The only way out of America’s current cul-de-sac is to back up. Tehran has made plain that it will talk with Washington only if the US reenters the JCPOA. I imagine they might even offer some sweeteners: release of some US citizens from prison, for example, or a modicum of restraint in Yemen, where their Houthi partners are not doing brilliantly anyway. President Trump has backed up in the past with an aspiring nuclear power, when he agreed to meet Kim Jong-un in Singapore. He could do it again, with his usual triumphalist bombast about how the Iranians will be his newest best friends once they see the Trump golf courses they might acquire. The Iranians understand that the North Koreans have not yet given up anything significant in exchange for Trump’s good graces. They might hope for the same treatment.
But Tehran also might figure that Pyongyang is treated with kid gloves because it does in fact have nuclear weapons. The closer Tehran gets without triggering an Israeli reaction, the better from the point of view of the Supreme Leader. So he might just prefer that Trump continue digging his hole by putting more American military and civilian assets at risk. Iran is a country of more than 80 million people. It endured an 8-year war with Iraq, suffered enormous casualties, and continues to pride itself on “resistance.” An American air attack would strengthen Iran’s hardliners further and dismay the Europeans, Russia, and China. Why not let Trump bury himself in the hole he has dug?
The last error
Pantelis Ikonomou, a former IAEA nuclear inspector, thinks out loud:
- Though nuclear proliferation is a paramount global threat, super powers fail to demonstrate sufficient competence in responding.
- World expectations based on the Non Proliferation Treaty (NPT) that nuclear weapons states will preserve global peace in accordance with their responsibilities are plainly becoming wishful thinking.
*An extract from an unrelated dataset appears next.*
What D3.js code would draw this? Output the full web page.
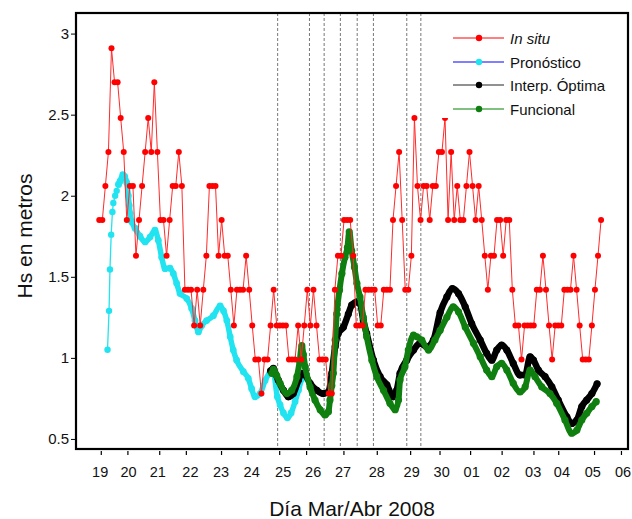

- The authority and competence of the world’s nuclear watchdog, the International Atomic Energy Agency, has been downgraded by its founders and historical proponents, the nuclear weapons states.
- Denuclearization of North Korea is going nowhere. The pendulum-like rhetoric on both sides, Washington and Pyongyang, combined with the risk of miscalculation or a military error, enlarges the dangerous vicious cycle.
- Washington might seriously consider the mitigation of Pyongyang’s fears for its security, as Beijing suggests, rather than playing the military threat card. This was after all the prevailing approach in the 2015 Iran nuclear deal
- US withdrawal from JCPOA (2018) and Iran’s recent announcement of partial withdrawal from it lead to new risky situations. Tomorrow, no one should be surprised.
- At the same time, US National Security Strategy (2017) and the Pentagon’s Nuclear Posture Review (2018) both stated that American nuclear capability will be strengthened and its nuclear arsenal modernized. Reason given: deterrence of Russia.
- On a precisely equivalent level are President Putin’s repeated statements (2018-2019): Russia needs to maintain its super power status through advanced nuclear capabilities.
- The rest of the “legal” nuclear club – China, the UK, and France – follow suit. Why not? – they might ask.
- In parallel, the de facto non-NPT nuclear weapons states, India, Pakistan, most probably Israel and now North Korea, keep developing their nuclear arsenals and ballistic capabilities.
- Moreover, more nuclear candidates, are getting ready for their geopolitical nuclear race.
- Unfortunately, nuclear issues are complex, making a sound solution of nuclear crises difficult even for strong, authoritarian, and ambitious world leaders.
- Nuclear armaments are not a financial or political game. They are the leading global threat to human civilization.
- It is time to getting serious. The speed of developments makes derailing of constraints on nuclear weapons control likely. That would be the last human error.